(Requirement): Starting with the first line below, extract each line through the one that contains "plt.rcParams['font.family'] = ['Liberation", inclusive, excluding pictures.
##### Collected material #####
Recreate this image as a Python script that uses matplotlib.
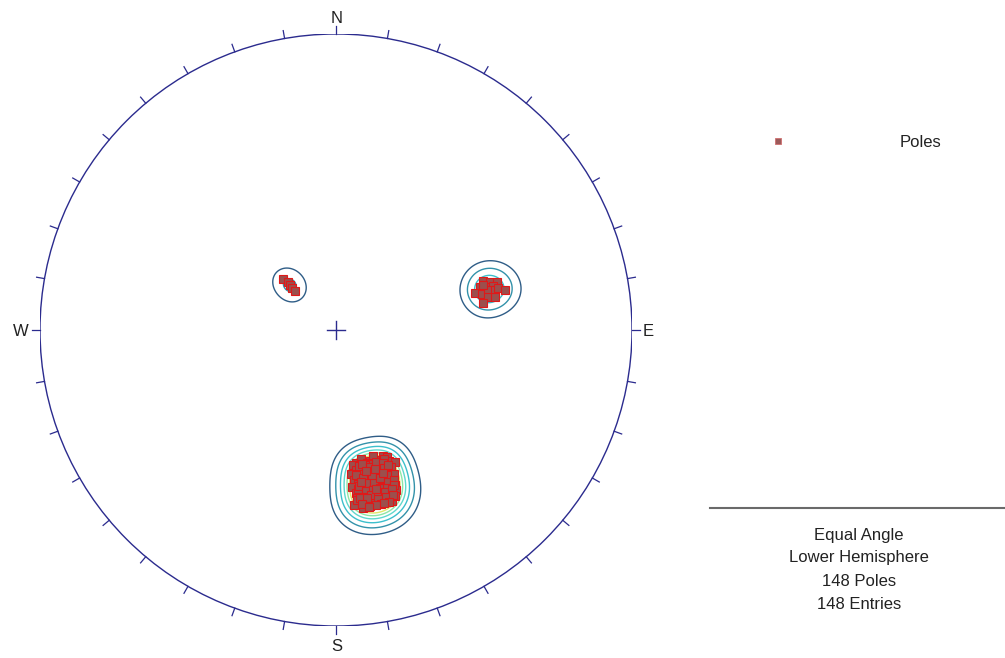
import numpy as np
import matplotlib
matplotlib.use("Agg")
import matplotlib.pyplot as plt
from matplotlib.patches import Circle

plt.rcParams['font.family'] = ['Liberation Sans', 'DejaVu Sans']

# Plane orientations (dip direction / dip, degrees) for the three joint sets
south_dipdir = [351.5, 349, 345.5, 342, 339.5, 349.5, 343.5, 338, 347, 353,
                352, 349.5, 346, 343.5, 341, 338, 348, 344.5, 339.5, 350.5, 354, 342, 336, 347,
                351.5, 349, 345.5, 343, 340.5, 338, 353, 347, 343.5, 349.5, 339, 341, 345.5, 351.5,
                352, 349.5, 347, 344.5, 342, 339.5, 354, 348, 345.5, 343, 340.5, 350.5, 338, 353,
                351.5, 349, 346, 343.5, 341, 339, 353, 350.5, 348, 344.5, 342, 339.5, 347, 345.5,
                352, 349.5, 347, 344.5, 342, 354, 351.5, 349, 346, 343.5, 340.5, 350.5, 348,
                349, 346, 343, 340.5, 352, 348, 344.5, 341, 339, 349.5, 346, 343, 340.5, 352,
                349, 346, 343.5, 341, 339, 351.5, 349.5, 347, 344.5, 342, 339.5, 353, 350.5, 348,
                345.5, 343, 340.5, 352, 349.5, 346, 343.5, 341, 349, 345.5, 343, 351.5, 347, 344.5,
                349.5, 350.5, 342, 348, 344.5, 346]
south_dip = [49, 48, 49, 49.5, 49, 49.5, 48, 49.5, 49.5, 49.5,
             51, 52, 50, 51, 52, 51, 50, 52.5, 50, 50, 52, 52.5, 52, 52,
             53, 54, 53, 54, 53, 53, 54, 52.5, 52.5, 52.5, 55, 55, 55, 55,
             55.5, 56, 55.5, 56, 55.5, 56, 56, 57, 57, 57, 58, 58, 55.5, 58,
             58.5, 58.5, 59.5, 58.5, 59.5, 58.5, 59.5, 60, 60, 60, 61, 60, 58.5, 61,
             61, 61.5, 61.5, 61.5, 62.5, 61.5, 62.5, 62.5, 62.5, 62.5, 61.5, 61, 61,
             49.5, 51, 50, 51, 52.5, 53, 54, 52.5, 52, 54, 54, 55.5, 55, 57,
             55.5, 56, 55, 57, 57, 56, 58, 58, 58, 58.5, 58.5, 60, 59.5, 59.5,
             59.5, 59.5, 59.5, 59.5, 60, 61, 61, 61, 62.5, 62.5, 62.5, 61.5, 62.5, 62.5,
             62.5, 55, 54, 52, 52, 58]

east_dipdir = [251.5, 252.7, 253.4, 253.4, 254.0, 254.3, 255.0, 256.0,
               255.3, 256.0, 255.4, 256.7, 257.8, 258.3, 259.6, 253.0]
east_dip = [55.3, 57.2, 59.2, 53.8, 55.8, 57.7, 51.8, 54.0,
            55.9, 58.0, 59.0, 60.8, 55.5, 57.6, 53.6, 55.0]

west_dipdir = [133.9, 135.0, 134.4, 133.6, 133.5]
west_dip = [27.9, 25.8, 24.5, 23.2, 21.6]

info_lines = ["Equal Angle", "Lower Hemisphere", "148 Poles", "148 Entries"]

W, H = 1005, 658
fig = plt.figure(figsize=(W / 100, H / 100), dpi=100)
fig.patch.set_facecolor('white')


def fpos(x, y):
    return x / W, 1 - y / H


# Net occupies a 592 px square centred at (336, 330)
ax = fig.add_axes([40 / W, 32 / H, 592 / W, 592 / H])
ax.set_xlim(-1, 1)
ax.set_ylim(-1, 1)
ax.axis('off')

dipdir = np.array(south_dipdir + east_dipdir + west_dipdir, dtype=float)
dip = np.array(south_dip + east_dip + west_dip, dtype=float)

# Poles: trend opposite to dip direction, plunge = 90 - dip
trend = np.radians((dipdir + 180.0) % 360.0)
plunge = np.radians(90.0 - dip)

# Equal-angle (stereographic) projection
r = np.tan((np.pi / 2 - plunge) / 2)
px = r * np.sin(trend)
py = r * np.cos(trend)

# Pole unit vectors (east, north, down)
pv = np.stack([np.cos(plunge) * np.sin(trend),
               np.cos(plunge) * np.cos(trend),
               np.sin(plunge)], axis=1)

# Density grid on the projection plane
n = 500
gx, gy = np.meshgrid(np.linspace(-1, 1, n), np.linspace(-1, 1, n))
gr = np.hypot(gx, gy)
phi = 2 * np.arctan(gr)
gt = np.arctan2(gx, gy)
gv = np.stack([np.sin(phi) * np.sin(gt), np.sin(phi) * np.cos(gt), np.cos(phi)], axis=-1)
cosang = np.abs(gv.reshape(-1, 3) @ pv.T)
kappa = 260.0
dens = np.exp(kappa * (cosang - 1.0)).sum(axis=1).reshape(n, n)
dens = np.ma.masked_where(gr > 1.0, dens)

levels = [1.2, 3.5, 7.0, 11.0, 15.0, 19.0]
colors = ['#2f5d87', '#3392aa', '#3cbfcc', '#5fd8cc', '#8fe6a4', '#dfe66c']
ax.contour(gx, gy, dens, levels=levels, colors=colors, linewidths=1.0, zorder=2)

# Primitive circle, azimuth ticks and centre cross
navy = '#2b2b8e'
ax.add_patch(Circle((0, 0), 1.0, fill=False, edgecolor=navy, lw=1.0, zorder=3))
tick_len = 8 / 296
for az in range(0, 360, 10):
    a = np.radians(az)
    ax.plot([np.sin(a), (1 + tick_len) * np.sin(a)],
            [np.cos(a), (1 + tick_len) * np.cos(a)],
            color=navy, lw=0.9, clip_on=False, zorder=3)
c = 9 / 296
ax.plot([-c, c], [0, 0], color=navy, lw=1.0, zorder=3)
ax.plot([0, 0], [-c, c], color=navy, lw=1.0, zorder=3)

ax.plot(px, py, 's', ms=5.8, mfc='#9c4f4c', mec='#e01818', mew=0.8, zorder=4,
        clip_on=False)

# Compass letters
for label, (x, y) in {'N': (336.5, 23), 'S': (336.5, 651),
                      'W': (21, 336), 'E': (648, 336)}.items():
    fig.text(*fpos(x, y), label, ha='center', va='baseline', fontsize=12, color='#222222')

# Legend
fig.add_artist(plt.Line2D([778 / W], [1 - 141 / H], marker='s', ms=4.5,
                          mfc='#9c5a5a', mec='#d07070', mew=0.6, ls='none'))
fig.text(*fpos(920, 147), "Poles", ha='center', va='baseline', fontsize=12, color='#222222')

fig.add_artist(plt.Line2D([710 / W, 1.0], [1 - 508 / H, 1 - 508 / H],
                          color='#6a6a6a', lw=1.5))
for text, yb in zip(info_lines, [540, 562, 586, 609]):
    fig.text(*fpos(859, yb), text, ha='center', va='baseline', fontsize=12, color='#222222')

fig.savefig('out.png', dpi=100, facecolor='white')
#####
(Task result):
Recreate this image as a Python script that uses matplotlib.
import numpy as np
import matplotlib
matplotlib.use("Agg")
import matplotlib.pyplot as plt
from matplotlib.patches import Circle

plt.rcParams['font.family'] = ['Liberation Sans', 'DejaVu Sans']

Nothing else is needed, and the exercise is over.